* **WORK REQUIRED**: Collect each line holding the string "this".
-- begin DATA SECTION --
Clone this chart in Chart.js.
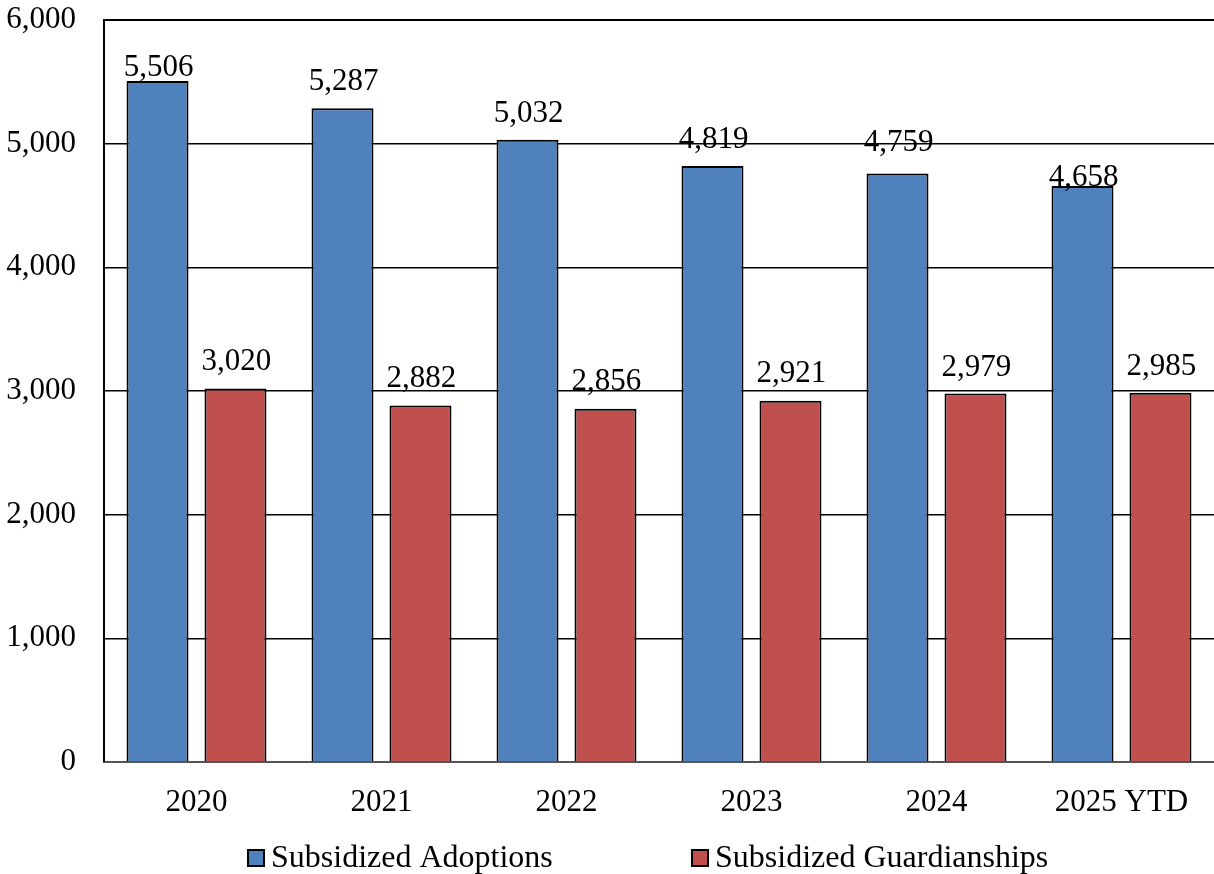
<!DOCTYPE html>
<html>
<head>
<meta charset="utf-8">
<script src="https://cdn.jsdelivr.net/npm/chart.js@4/dist/chart.umd.min.js"></script>
<style>
  html, body { margin: 0; padding: 0; background: #fff; }
  #wrap { width: 1214px; height: 874px; }
</style>
</head>
<body>
<div id="wrap"><canvas id="subsidyChart" width="1214" height="874"></canvas></div>
<script>
/* subsidized adoptions vs guardianships, yearly caseload */
var YEARS = ["2020", "2021", "2022", "2023", "2024", "2025 YTD"];
var ADOPTIONS = [5506, 5287, 5032, 4819, 4759, 4658];
var GUARDIANSHIPS = [3020, 2882, 2856, 2921, 2979, 2985];
var SERIES_NAMES = ["Subsidized Adoptions", "Subsidized Guardianships"];
var Y_TICKS = [0, 1000, 2000, 3000, 4000, 5000, 6000];

var FONT = "'Liberation Serif', 'Times New Roman', serif";
var FS = 31;
var BLUE = "#4F81BD", RED = "#C0504D";

function fmt(v) { return v.toLocaleString("en-US"); }

/* value labels above each bar; gap = px between baseline and bar top,
   a few labels were nudged by hand in the original workbook */
var barLabels = {
  id: "barLabels",
  afterDatasetsDraw: function (chart, args, opts) {
    var ctx = chart.ctx;
    ctx.save();
    ctx.font = FS + "px " + FONT;
    ctx.fillStyle = "#000";
    ctx.textAlign = "center";
    ctx.textBaseline = "alphabetic";
    chart.data.datasets.forEach(function (ds, i) {
      chart.getDatasetMeta(i).data.forEach(function (bar, j) {
        var gap = opts.gaps[i][j];
        ctx.fillText(fmt(ds.data[j]), bar.x + 1, bar.y - gap);
      });
    });
    ctx.restore();
  }
};

/* plot frame: top edge + left edge */
var frame = {
  id: "frame",
  afterDatasetsDraw: function (chart) {
    var a = chart.chartArea, ctx = chart.ctx;
    ctx.save();
    ctx.strokeStyle = "#000";
    ctx.lineWidth = 2;
    ctx.beginPath();
    ctx.moveTo(a.left, a.bottom);
    ctx.lineTo(a.left, a.top);
    ctx.lineTo(a.right, a.top);
    ctx.stroke();
    ctx.restore();
  }
};

/* legend row along the bottom */
var bottomLegend = {
  id: "bottomLegend",
  afterDraw: function (chart) {
    var ctx = chart.ctx;
    var xs = [248, 692], y = 858;
    ctx.save();
    ctx.font = "32px " + FONT;
    ctx.textBaseline = "middle";
    ctx.textAlign = "left";
    chart.data.datasets.forEach(function (ds, i) {
      ctx.fillStyle = ds.backgroundColor;
      ctx.fillRect(xs[i], y - 8, 16, 16);
      ctx.strokeStyle = "#000";
      ctx.lineWidth = 2;
      ctx.strokeRect(xs[i], y - 8, 16, 16);
      ctx.fillStyle = "#000";
      ctx.fillText(ds.label, xs[i] + 23, y + 1);
    });
    ctx.restore();
  }
};

new Chart(document.getElementById("subsidyChart"), {
  type: "bar",
  data: {
    labels: YEARS,
    datasets: [
      {
        label: SERIES_NAMES[0],
        data: ADOPTIONS,
        backgroundColor: BLUE,
        borderColor: "#000",
        borderWidth: 2,
        categoryPercentage: 0.843,
        barPercentage: 0.795
      },
      {
        label: SERIES_NAMES[1],
        data: GUARDIANSHIPS,
        backgroundColor: RED,
        borderColor: "#000",
        borderWidth: 2,
        categoryPercentage: 0.843,
        barPercentage: 0.795
      }
    ]
  },
  options: {
    responsive: false,
    animation: false,
    layout: { padding: { top: 20, right: 0, bottom: 42, left: 0 } },
    plugins: {
      legend: { display: false },
      tooltip: { enabled: false },
      barLabels: {
        gaps: [
          [5, 18, 18, 18, 22, 0],
          [19, 19, 19, 19, 18, 18]
        ]
      }
    },
    scales: {
      x: {
        grid: { display: false, drawTicks: false },
        border: { display: true, color: "#555", width: 2 },
        ticks: { color: "#000", font: { family: FONT, size: FS }, padding: 22, maxRotation: 0 },
        afterFit: function (s) { s.height = 70; }
      },
      y: {
        min: 0,
        max: 6000,
        afterBuildTicks: function (s) { s.ticks = Y_TICKS.map(function (v) { return { value: v }; }); },
        // tick marks kept invisible; their length sets the label gap
        grid: { color: "#000", lineWidth: 1.5, drawTicks: true, tickLength: 28, tickColor: "rgba(0,0,0,0)" },
        border: { display: false },
        ticks: {
          color: "#000",
          font: { family: FONT, size: FS },
          padding: 0,
          callback: function (v) { return fmt(v); }
        },
        afterFit: function (s) { s.width = 104; }
      }
    }
  },
  plugins: [barLabels, frame, bottomLegend]
});
</script>
</body>
</html>
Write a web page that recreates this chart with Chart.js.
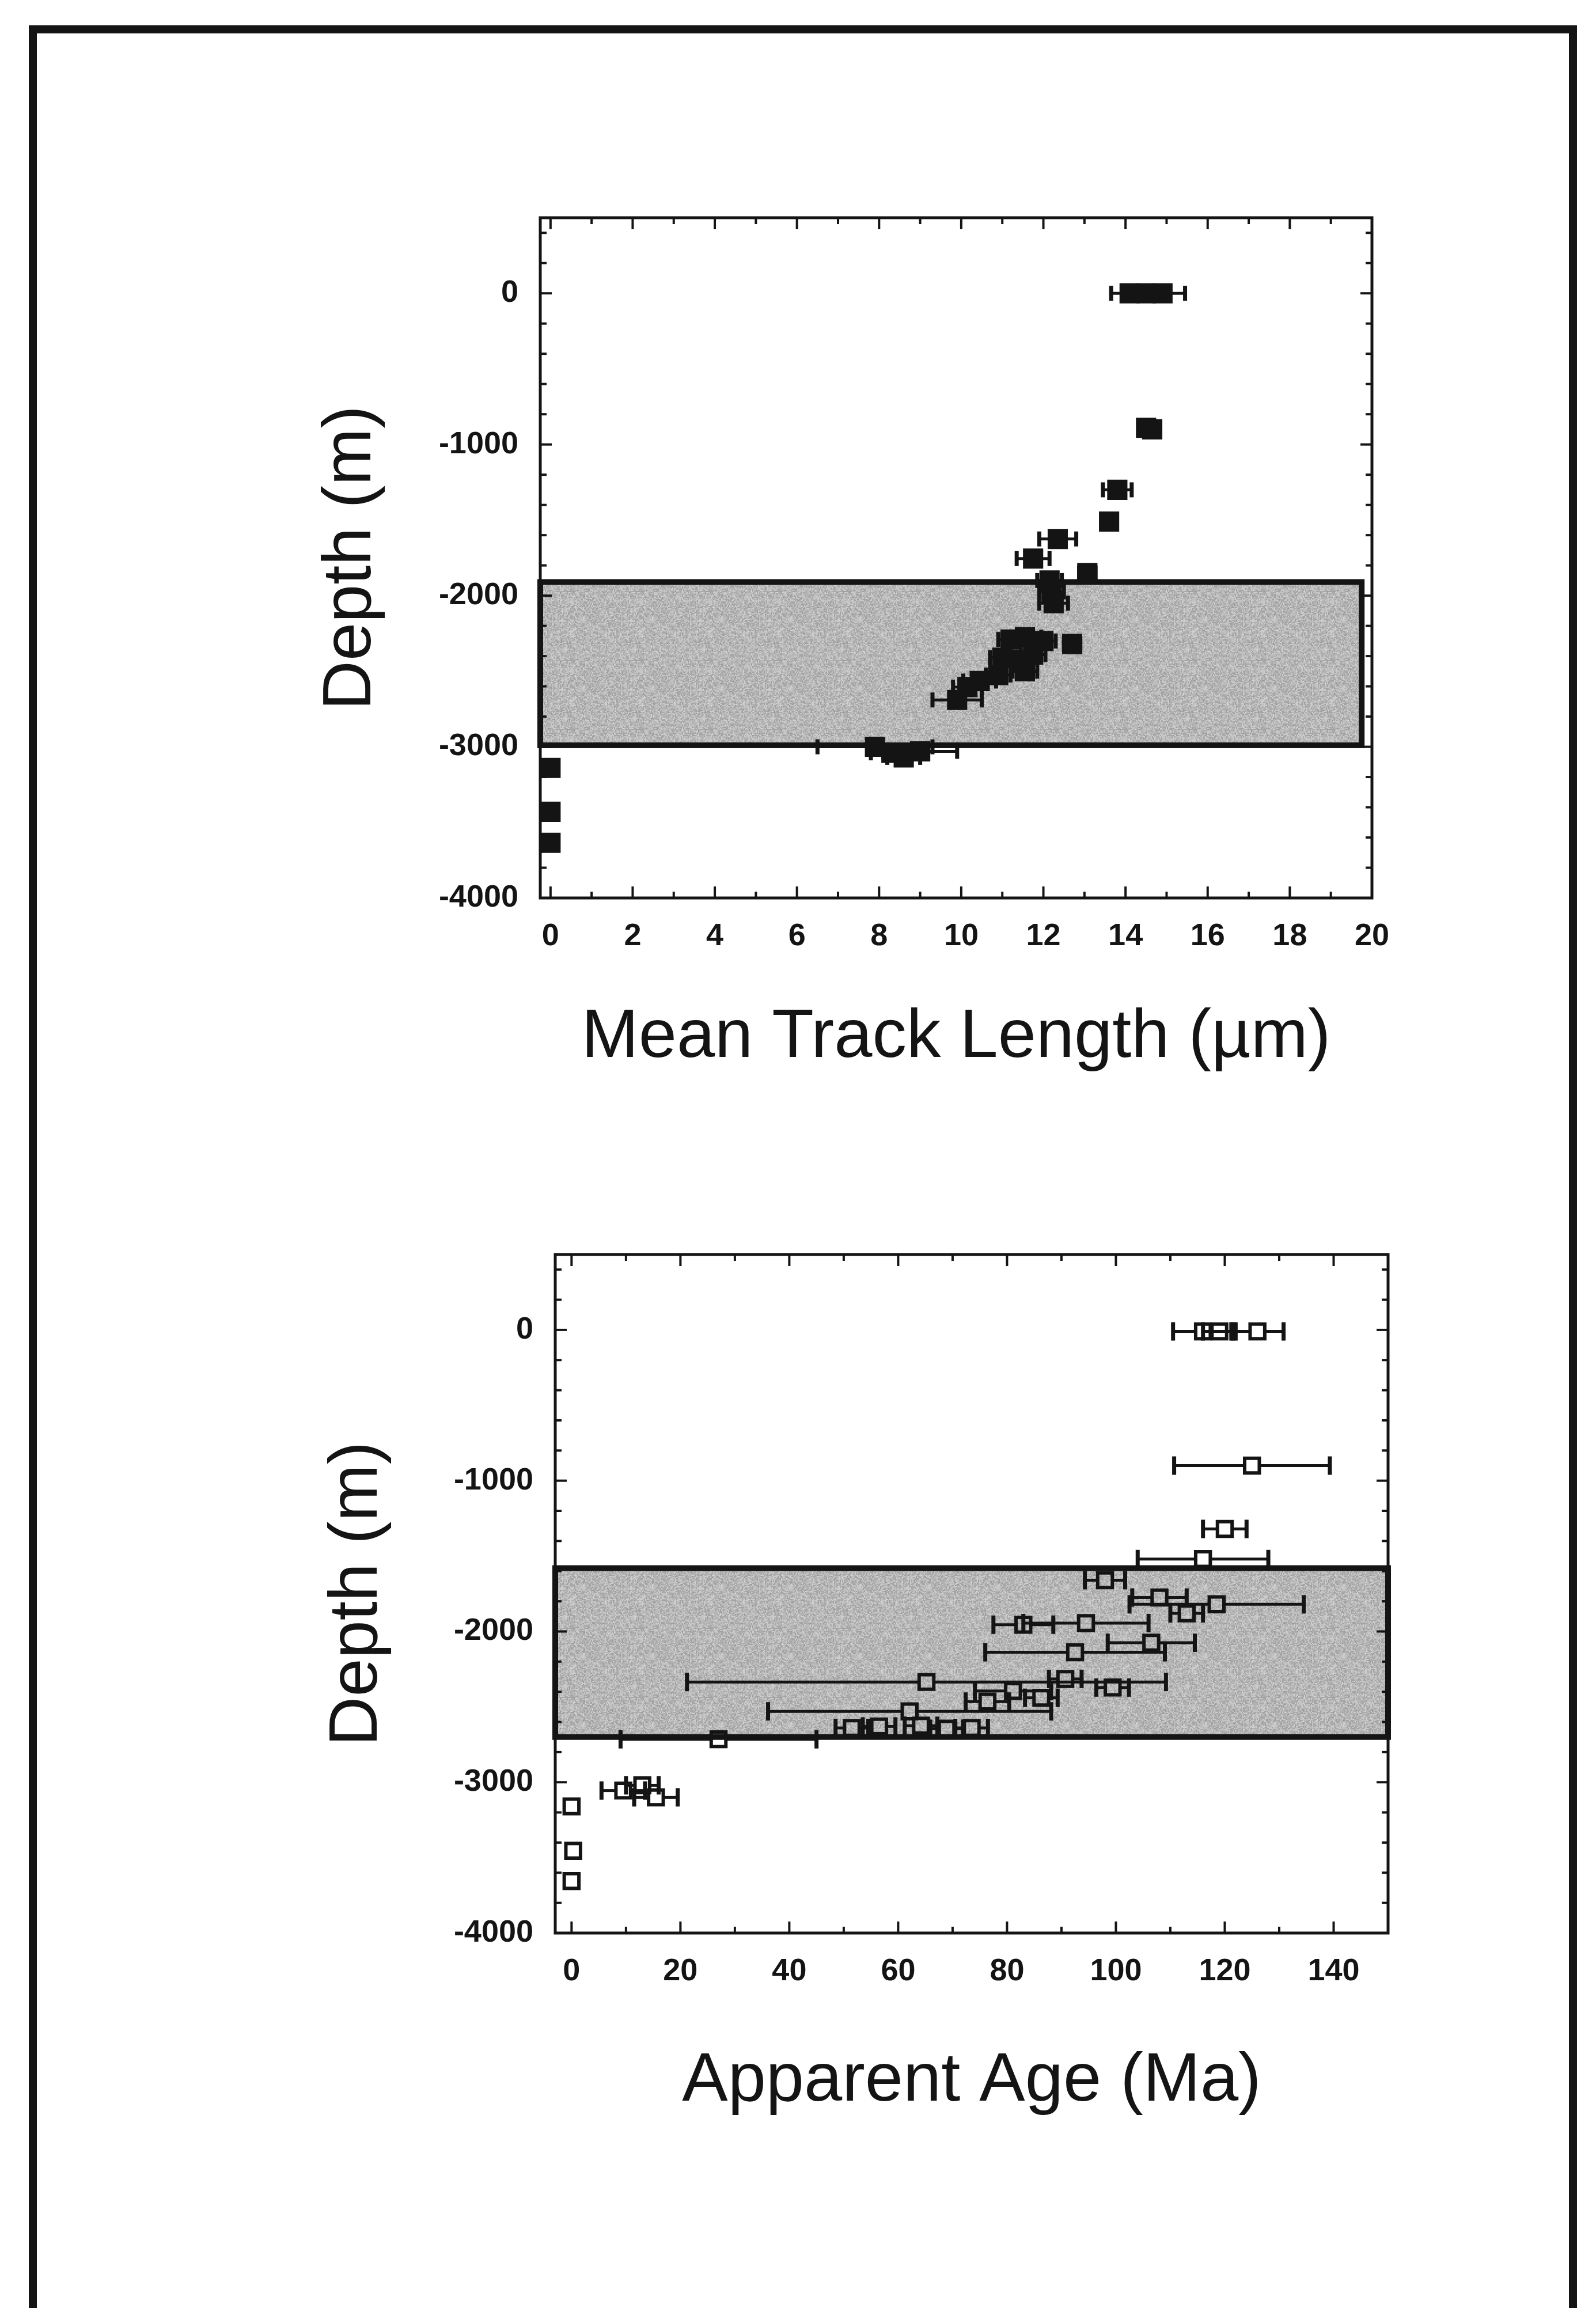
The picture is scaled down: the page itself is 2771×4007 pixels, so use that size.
<!DOCTYPE html>
<html>
<head>
<meta charset="utf-8">
<script src="https://cdn.jsdelivr.net/npm/chart.js@4.4.1/dist/chart.umd.min.js"></script>
<style>
  html, body { margin: 0; padding: 0; background: #fff; }
  body { width: 2771px; height: 4007px; position: relative; overflow: hidden; }
  #sheet { position: absolute; left: 50px; top: 44px; width: 2688px; height: 4200px;
           border: 14px solid #141414; box-sizing: border-box; }
  canvas { position: absolute; }
  #lengthChart { left: 400px; top: 300px; }
  #ageChart { left: 400px; top: 2100px; }
</style>
</head>
<body>
<div id="sheet"></div>
<canvas id="lengthChart" width="2100" height="1650"></canvas>
<canvas id="ageChart" width="2100" height="1650"></canvas>
<script>
// Mean track length (µm) against depth (m), with 1σ horizontal error
const lengthDepth = [0, 0, 0, -890, -900, -1300, -1510, -1625, -1755, -1850,
                     -1900, -1975, -2050, -2320, -2275, -2300, -2290, -2390, -2425, -2410,
                     -2500, -2525, -2565, -2605, -2690, -3000, -3040, -3070, -3030,
                     -3140, -3430, -3635];
const lengthValue = [14.1, 14.5, 14.9, 14.5, 14.65, 13.8, 13.6, 12.35, 11.75, 13.07,
                     12.15, 12.2, 12.25, 12.7, 11.55, 12.0, 11.2, 11.75, 11.4, 11.0,
                     11.55, 10.9, 10.45, 10.15, 9.9, 7.9, 8.3, 8.6, 9.0,
                     0, 0, 0];
const lengthError = [0.45, 0.4, 0.55, 0.1, 0.1, 0.35, 0.15, 0.45, 0.4, 0.2,
                     0.3, 0.3, 0.35, 0.2, 0.4, 0.3, 0.3, 0.3, 0.3, 0.3,
                     0.3, 0.3, 0.4, 0.35, 0.6, 1.4, 0.5, 0.4, 0.9,
                     0, 0, 0];

// Apparent fission-track age (Ma) against depth (m), with 1σ horizontal error
const ageDepth = [-10, -10, -10, -900, -1320, -1520, -1660, -1775, -1820, -1880,
                  -1955, -1945, -2075, -2138, -2335, -2315, -2372, -2395, -2440, -2465,
                  -2530, -2640, -2630, -2625, -2645, -2640, -2715,
                  -3055, -3020, -3100, -3160, -3455, -3655];
const ageValue = [116, 119, 126, 125, 120, 116, 98, 108, 118.5, 113,
                  83, 94.5, 106.5, 92.5, 65.2, 90.7, 99.4, 81.1, 86.3, 76.4,
                  62.1, 51.5, 56.5, 64.2, 68.9, 73.5, 27,
                  9.5, 13, 15.5, 0, 0.3, 0];
const ageError = [5.5, 3, 4.8, 14.3, 4, 12, 3.7, 5, 16, 3,
                  5.5, 11.5, 8, 16.5, 44, 3, 3, 7, 3, 4,
                  26, 3, 3, 3, 3, 3, 18,
                  4, 3, 4, 0, 0, 0];

// Shaded depth intervals [top, bottom] in m
const lengthZone = [-1910, -2990];
const ageZone = [-1580, -2700];

// Labelled tick values
const depthTicks = [0, -1000, -2000, -3000, -4000];
const lengthTicks = [0, 2, 4, 6, 8, 10, 12, 14, 16, 18, 20];
const ageTicks = [0, 20, 40, 60, 80, 100, 120, 140];

const ink = '#141414';
const tickFont = { family: "'Liberation Sans', Arial, sans-serif", size: 54, weight: 'bold' };
const titleFont = { family: "'Liberation Sans', Arial, sans-serif", size: 119, weight: 'normal', lineHeight: 1.2 };

// grainy grey fill for the shaded zone
let grain = null;
function grainPattern(ctx) {
  if (grain) return grain;
  const n = 60, c = document.createElement('canvas');
  c.width = c.height = n * 2;
  const g = c.getContext('2d');
  let s = 987654321;
  for (let i = 0; i < n; i++) {
    for (let j = 0; j < n; j++) {
      s = (s * 1103515245 + 12345) & 0x7fffffff;
      const v = 158 + ((s >> 12) % 52);
      g.fillStyle = `rgb(${v},${v},${v})`;
      g.fillRect(i * 2, j * 2, 2, 2);
    }
  }
  grain = ctx.createPattern(c, 'repeat');
  return grain;
}

function line(ctx, x1, y1, x2, y2) {
  ctx.beginPath();
  ctx.moveTo(x1, y1);
  ctx.lineTo(x2, y2);
  ctx.stroke();
}

const figurePlot = {
  id: 'figurePlot',
  beforeDatasetsDraw(chart, args, opts) {
    const { ctx, chartArea: a, scales: { x, y } } = chart;
    ctx.save();
    // shaded zone
    const zt = y.getPixelForValue(opts.zone[0]);
    const zb = y.getPixelForValue(opts.zone[1]);
    const zr = Math.min(x.getPixelForValue(opts.zoneRight), a.right);
    ctx.fillStyle = grainPattern(ctx);
    ctx.fillRect(a.left, zt, zr - a.left, zb - zt);
    ctx.lineWidth = 10;
    ctx.strokeStyle = ink;
    ctx.strokeRect(a.left, zt, zr - a.left, zb - zt);

    // horizontal error bars
    const ds = chart.data.datasets[0];
    ds.data.forEach((p, i) => {
      const e = opts.errors[i];
      if (!e) return;
      const px = x.getPixelForValue(p.x);
      const py = y.getPixelForValue(p.y);
      const lo = x.getPixelForValue(p.x - e);
      const hi = x.getPixelForValue(p.x + e);
      ctx.lineWidth = opts.barWidth;
      if (lo < px - opts.gap) line(ctx, lo, py, px - opts.gap, py);
      if (hi > px + opts.gap) line(ctx, px + opts.gap, py, hi, py);
      ctx.lineWidth = opts.barWidth + 2;
      line(ctx, lo, py - opts.cap, lo, py + opts.cap);
      line(ctx, hi, py - opts.cap, hi, py + opts.cap);
    });
    ctx.restore();
  },
  afterDraw(chart, args, opts) {
    const { ctx, chartArea: a, scales: { x, y } } = chart;
    ctx.save();
    ctx.strokeStyle = ink;
    ctx.lineWidth = 4;
    const near = (p, q) => Math.abs(p - q) < 4;
    // inward ticks on all four sides
    for (let k = Math.ceil(x.min / opts.xMinor); k * opts.xMinor <= x.max + 1e-9; k++) {
      const v = k * opts.xMinor;
      const p = x.getPixelForValue(v);
      if (near(p, a.left) || near(p, a.right)) continue;
      const len = Math.abs(v / opts.xMajor - Math.round(v / opts.xMajor)) < 1e-6 ? 20 : 11;
      line(ctx, p, a.bottom, p, a.bottom - len);
      line(ctx, p, a.top, p, a.top + len);
    }
    for (let k = Math.ceil(y.min / opts.yMinor); k * opts.yMinor <= y.max + 1e-9; k++) {
      const v = k * opts.yMinor;
      const p = y.getPixelForValue(v);
      if (near(p, a.top) || near(p, a.bottom)) continue;
      const len = Math.abs(v / opts.yMajor - Math.round(v / opts.yMajor)) < 1e-6 ? 20 : 11;
      line(ctx, a.left, p, a.left + len, p);
      line(ctx, a.right, p, a.right - len, p);
    }
    ctx.lineWidth = 5;
    ctx.strokeRect(a.left, a.top, a.width, a.height);
    ctx.restore();
  }
};

function makeConfig(p) {
  return {
    type: 'scatter',
    data: {
      datasets: [{
        data: p.values.map((v, i) => ({ x: v, y: p.depths[i] })),
        pointStyle: 'rect',
        pointRadius: p.radius,
        pointHoverRadius: p.radius,
        borderWidth: p.border,
        pointBorderWidth: p.border,
        borderColor: ink,
        backgroundColor: p.fill,
        clip: false
      }]
    },
    options: {
      responsive: false,
      devicePixelRatio: 1,
      animation: false,
      events: [],
      layout: { padding: p.padding },
      plugins: {
        legend: { display: false },
        tooltip: { enabled: false },
        figurePlot: p.plot
      },
      scales: {
        x: {
          type: 'linear',
          min: p.xMin, max: p.xMax,
          afterBuildTicks: s => { s.ticks = p.xTicks.map(v => ({ value: v })); },
          afterFit: s => { s.height = p.xHeight; },
          grid: { display: false, drawTicks: false },
          border: { display: false },
          ticks: { padding: 35, maxRotation: 0, autoSkip: false, font: tickFont, color: ink,
                   callback: v => String(v) },
          title: { display: true, text: p.xTitle, font: titleFont, color: ink,
                   padding: { top: 0, bottom: p.xTitlePad } }
        },
        y: {
          type: 'linear',
          min: -4000, max: 500,
          afterBuildTicks: s => { s.ticks = depthTicks.map(v => ({ value: v })); },
          afterFit: s => { s.width = p.yWidth; },
          grid: { display: false, drawTicks: false },
          border: { display: false },
          ticks: { padding: 38, autoSkip: false, font: tickFont, color: ink,
                   callback: v => String(v) },
          title: { display: true, text: 'Depth (m)', font: titleFont, color: ink,
                   padding: { top: p.yTitlePad, bottom: 0 } }
        }
      }
    },
    plugins: [figurePlot]
  };
}

new Chart(document.getElementById('lengthChart'), makeConfig({
  values: lengthValue, depths: lengthDepth,
  radius: 22, border: 4, fill: ink,
  padding: { left: 0, top: 78, right: 118, bottom: 0 },
  xMin: -0.25, xMax: 20, xTicks: lengthTicks, xHeight: 391, yWidth: 538,
  xTitle: 'Mean Track Length (µm)', xTitlePad: 76, yTitlePad: 139,
  plot: { zone: lengthZone, zoneRight: 19.75, errors: lengthError, gap: 12, cap: 13, barWidth: 5,
          xMinor: 1, xMajor: 2, yMinor: 200, yMajor: 1000 }
}));

new Chart(document.getElementById('ageChart'), makeConfig({
  values: ageValue, depths: ageDepth,
  radius: 18, border: 6, fill: 'rgba(0,0,0,0)',
  padding: { left: 0, top: 78, right: 90, bottom: 0 },
  xMin: -3, xMax: 150, xTicks: ageTicks, xHeight: 394, yWidth: 564,
  xTitle: 'Apparent Age (Ma)', xTitlePad: 64, yTitlePad: 150,
  plot: { zone: ageZone, zoneRight: 150, errors: ageError, gap: 15, cap: 16, barWidth: 5,
          xMinor: 10, xMajor: 20, yMinor: 200, yMajor: 1000 }
}));
</script>
</body>
</html>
-- end DATA SECTION --
* **TASK OUTPUT**:
Clone this chart in Chart.js.
Write a web page that recreates this chart with Chart.js.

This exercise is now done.